Material shown:

════════════════════

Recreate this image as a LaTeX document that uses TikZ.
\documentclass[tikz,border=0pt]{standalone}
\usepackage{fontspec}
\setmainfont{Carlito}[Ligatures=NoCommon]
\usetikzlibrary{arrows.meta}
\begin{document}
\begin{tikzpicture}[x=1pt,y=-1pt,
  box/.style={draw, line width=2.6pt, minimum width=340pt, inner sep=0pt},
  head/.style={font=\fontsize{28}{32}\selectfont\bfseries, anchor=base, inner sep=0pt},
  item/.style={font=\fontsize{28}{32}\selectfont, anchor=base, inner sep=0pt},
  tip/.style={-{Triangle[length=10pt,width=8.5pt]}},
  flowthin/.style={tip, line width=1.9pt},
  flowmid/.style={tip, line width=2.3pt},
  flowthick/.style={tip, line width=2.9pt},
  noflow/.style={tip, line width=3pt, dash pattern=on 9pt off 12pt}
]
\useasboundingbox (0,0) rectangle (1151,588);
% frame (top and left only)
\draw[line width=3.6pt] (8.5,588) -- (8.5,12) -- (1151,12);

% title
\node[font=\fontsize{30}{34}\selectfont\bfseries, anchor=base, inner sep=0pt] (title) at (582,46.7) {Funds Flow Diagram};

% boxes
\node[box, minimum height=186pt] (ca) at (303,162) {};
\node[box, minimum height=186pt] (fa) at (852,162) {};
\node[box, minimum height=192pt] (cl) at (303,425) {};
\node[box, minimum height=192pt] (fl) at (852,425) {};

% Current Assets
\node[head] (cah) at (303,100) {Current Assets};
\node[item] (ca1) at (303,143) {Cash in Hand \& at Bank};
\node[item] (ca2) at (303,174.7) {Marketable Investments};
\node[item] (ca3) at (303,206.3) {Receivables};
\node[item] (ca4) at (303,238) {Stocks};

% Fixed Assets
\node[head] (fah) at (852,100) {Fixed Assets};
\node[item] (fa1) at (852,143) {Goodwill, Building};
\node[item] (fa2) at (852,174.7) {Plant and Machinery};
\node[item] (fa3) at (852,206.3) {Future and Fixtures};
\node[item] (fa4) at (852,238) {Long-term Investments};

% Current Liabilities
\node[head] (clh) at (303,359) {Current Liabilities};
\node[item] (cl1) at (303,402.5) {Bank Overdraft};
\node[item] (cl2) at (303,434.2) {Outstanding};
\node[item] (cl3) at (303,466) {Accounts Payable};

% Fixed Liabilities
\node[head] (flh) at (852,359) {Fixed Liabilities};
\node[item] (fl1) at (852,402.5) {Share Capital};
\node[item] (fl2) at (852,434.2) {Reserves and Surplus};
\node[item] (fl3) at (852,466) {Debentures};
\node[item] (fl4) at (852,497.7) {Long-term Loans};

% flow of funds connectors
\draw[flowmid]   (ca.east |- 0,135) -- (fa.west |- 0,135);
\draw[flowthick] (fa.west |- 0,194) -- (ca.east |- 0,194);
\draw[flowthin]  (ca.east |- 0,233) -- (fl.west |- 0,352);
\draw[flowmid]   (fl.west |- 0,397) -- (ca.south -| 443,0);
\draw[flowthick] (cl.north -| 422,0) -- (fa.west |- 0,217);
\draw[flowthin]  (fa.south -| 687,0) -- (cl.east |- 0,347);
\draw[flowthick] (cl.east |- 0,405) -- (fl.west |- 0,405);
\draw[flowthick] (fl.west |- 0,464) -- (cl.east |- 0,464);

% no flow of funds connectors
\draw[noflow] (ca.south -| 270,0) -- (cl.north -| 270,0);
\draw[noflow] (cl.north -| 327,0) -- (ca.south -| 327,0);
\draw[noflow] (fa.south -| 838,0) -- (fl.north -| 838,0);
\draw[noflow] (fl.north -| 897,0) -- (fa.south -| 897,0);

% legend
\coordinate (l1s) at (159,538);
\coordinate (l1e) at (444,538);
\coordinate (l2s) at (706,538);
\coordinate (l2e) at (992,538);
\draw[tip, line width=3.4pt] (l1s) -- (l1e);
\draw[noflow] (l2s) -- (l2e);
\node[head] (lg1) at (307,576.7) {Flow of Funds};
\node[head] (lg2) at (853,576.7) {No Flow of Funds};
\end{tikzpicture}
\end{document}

════════════════════

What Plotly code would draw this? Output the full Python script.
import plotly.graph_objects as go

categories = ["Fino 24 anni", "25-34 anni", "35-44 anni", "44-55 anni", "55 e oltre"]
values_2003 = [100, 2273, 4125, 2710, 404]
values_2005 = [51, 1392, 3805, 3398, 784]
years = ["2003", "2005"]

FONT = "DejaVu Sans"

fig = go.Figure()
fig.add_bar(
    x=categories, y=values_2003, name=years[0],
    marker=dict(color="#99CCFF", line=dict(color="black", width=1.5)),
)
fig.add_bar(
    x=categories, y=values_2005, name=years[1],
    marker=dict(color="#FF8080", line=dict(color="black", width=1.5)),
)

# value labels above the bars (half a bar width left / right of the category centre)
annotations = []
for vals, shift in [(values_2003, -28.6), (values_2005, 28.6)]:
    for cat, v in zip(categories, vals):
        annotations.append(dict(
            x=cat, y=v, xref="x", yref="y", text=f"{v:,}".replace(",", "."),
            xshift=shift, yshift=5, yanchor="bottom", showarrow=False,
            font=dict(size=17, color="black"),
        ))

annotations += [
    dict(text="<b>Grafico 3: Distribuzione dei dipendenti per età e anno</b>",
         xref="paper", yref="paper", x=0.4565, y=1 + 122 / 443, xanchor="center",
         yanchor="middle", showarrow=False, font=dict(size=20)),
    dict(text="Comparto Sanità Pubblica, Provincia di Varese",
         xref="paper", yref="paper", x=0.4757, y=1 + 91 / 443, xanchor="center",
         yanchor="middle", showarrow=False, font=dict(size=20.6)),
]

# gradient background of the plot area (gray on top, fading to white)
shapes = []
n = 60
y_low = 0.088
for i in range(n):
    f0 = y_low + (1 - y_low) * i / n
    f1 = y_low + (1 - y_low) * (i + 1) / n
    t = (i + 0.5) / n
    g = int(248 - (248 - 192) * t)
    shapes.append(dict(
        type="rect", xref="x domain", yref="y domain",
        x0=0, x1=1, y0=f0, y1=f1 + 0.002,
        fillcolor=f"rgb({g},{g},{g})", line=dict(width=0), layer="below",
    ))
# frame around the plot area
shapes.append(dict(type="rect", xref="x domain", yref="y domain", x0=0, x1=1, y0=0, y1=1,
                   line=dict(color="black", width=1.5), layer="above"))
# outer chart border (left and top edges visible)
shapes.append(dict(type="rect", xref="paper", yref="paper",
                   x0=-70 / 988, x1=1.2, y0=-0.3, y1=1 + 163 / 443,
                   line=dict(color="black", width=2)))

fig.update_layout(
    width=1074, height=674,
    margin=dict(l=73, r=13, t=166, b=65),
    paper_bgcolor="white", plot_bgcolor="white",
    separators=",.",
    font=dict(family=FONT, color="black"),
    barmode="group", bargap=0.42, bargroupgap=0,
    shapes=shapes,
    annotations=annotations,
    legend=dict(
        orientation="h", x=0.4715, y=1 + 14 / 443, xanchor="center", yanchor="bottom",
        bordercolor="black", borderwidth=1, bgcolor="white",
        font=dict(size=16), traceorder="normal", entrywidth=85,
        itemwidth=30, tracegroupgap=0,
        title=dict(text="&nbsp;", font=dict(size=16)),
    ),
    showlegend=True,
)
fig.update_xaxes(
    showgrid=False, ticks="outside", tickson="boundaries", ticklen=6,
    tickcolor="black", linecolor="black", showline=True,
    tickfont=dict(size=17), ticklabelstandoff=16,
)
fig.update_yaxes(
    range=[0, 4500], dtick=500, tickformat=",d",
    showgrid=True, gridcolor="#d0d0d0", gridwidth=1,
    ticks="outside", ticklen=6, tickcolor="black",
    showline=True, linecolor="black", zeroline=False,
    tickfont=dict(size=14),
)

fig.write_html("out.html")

════════════════════

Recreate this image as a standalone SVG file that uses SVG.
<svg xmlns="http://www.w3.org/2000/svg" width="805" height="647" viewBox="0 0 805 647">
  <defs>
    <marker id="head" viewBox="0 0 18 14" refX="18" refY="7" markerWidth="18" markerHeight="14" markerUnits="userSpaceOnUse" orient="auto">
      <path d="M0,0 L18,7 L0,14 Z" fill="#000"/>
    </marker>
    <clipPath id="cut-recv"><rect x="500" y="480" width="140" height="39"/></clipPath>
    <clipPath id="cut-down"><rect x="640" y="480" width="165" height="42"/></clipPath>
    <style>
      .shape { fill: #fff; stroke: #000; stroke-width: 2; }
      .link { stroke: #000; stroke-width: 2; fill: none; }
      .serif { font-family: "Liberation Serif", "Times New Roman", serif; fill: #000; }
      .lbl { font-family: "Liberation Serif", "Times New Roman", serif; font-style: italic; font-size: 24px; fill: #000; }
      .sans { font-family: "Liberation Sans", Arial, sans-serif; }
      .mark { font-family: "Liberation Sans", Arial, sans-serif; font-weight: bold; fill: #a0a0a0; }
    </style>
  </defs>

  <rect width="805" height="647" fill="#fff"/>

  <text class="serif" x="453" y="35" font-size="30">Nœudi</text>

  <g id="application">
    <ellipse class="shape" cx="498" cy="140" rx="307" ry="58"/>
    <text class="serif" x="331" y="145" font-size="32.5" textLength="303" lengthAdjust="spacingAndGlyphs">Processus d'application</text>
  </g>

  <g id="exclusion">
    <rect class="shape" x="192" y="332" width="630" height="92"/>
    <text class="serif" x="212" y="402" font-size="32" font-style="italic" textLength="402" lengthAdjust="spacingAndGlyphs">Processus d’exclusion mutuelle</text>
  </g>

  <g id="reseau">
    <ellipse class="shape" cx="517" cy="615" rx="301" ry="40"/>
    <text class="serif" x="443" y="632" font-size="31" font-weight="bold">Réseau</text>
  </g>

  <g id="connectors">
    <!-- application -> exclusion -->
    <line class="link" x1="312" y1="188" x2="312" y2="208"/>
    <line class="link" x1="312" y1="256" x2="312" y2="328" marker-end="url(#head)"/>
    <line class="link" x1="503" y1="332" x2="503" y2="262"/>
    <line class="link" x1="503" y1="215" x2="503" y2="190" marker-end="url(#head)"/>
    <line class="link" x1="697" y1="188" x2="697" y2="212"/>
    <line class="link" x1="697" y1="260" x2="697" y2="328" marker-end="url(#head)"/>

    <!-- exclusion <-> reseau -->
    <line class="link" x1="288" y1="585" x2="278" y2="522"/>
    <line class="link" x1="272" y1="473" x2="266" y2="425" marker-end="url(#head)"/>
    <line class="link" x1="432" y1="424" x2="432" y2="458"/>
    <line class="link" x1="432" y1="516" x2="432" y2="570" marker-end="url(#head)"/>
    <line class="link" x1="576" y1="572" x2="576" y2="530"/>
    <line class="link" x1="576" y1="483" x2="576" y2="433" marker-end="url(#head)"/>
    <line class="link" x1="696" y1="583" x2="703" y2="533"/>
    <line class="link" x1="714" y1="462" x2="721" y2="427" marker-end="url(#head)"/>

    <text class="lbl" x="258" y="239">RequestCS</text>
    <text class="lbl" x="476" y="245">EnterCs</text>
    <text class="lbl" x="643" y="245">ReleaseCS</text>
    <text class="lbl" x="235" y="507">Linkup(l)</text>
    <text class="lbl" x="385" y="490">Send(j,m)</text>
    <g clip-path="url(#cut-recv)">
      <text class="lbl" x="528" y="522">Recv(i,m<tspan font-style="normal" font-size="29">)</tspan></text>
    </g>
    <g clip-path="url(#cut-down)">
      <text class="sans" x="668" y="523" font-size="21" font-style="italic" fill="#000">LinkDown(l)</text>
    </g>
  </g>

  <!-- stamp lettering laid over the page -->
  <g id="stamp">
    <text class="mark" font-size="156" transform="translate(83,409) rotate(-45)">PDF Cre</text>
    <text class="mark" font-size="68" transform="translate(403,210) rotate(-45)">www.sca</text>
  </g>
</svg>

════════════════════

Set exercise: Working from the data above, extract solely the lines from the one containing "Recreate this image as a LaTeX" through the one containing "(fa4) at (852,238)", exactly as they appear, both included.

Expected answer:
Recreate this image as a LaTeX document that uses TikZ.
\documentclass[tikz,border=0pt]{standalone}
\usepackage{fontspec}
\setmainfont{Carlito}[Ligatures=NoCommon]
\usetikzlibrary{arrows.meta}
\begin{document}
\begin{tikzpicture}[x=1pt,y=-1pt,
  box/.style={draw, line width=2.6pt, minimum width=340pt, inner sep=0pt},
  head/.style={font=\fontsize{28}{32}\selectfont\bfseries, anchor=base, inner sep=0pt},
  item/.style={font=\fontsize{28}{32}\selectfont, anchor=base, inner sep=0pt},
  tip/.style={-{Triangle[length=10pt,width=8.5pt]}},
  flowthin/.style={tip, line width=1.9pt},
  flowmid/.style={tip, line width=2.3pt},
  flowthick/.style={tip, line width=2.9pt},
  noflow/.style={tip, line width=3pt, dash pattern=on 9pt off 12pt}
]
\useasboundingbox (0,0) rectangle (1151,588);
% frame (top and left only)
\draw[line width=3.6pt] (8.5,588) -- (8.5,12) -- (1151,12);

% title
\node[font=\fontsize{30}{34}\selectfont\bfseries, anchor=base, inner sep=0pt] (title) at (582,46.7) {Funds Flow Diagram};

% boxes
\node[box, minimum height=186pt] (ca) at (303,162) {};
\node[box, minimum height=186pt] (fa) at (852,162) {};
\node[box, minimum height=192pt] (cl) at (303,425) {};
\node[box, minimum height=192pt] (fl) at (852,425) {};

% Current Assets
\node[head] (cah) at (303,100) {Current Assets};
\node[item] (ca1) at (303,143) {Cash in Hand \& at Bank};
\node[item] (ca2) at (303,174.7) {Marketable Investments};
\node[item] (ca3) at (303,206.3) {Receivables};
\node[item] (ca4) at (303,238) {Stocks};

% Fixed Assets
\node[head] (fah) at (852,100) {Fixed Assets};
\node[item] (fa1) at (852,143) {Goodwill, Building};
\node[item] (fa2) at (852,174.7) {Plant and Machinery};
\node[item] (fa3) at (852,206.3) {Future and Fixtures};
\node[item] (fa4) at (852,238) {Long-term Investments};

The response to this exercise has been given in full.